Conversávamos sobre tudo – a vida na Califórnia e no Brasil, os benefícios e os perigos de comer carne, as religiões, a política, a astrologia, música, viagens, sonhos. Nossa curiosidade insaciável abria portas para todos os temas. Cada um argumentava, explicava seus pontos de vista, respondia aos questionamentos com serenidade, sem gritaria ou bate-boca. Os visitantes contribuíam com suas experiências de vida, contavam coisas de seus países, e viajávamos, entre uma baforada e outra, pela Austrália, a Suécia, a França e várias regiões dos Estados Unidos. Traziam instrumentos musicais, aparelhos de som portáteis com fitas cassette. Eu cantava música brasileira, nós cantávamos juntos Beatles, Stones, The Mamas and the Papas, James Taylor, Carol King. Ouvíamos Pink Floyd, Jimmi Hendrix, The Band. Cada noite era uma celebração.

Na casa havia uma regra básica, não dita, mas cumprida, de nunca ceder ao baixo astral.

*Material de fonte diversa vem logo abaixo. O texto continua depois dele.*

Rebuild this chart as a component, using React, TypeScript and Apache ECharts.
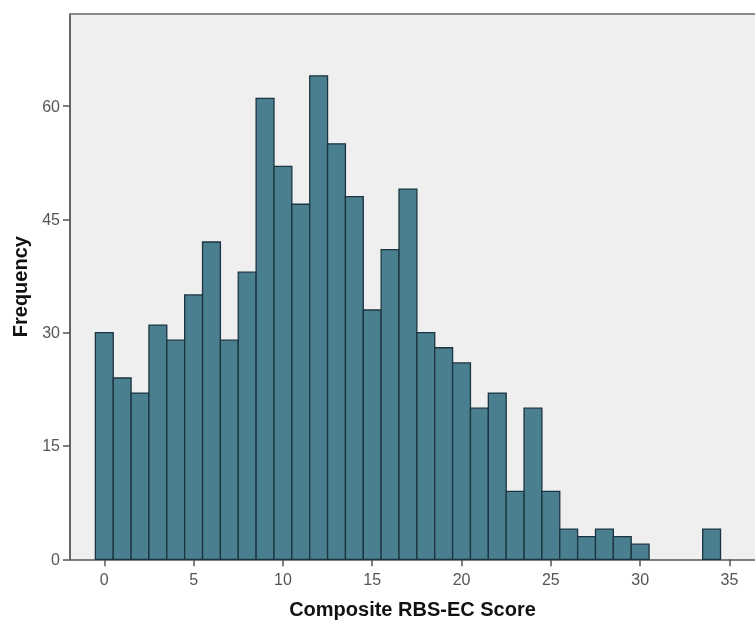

Até no uso de drogas não se admitia barra pesada: um brasileiro de São Paulo apareceu numa tarde e depois de alguns minutos de conversa pegou uma seringa e uma ampola para injetar. Redwood, do alto de seus dois metros, disse para o rapaz fazer isso num canto da sala, e depois se retirar.

Quando hospedávamos casais, sempre cedíamos a eles um quarto, para terem privacidade.

Para quem vinha de um país submetido a uma ditadura militar, em que tudo era proibido, tudo era reprimido, conviver com pessoas desse nível foi como sair da escuridão para a luz. Um banho de civilização.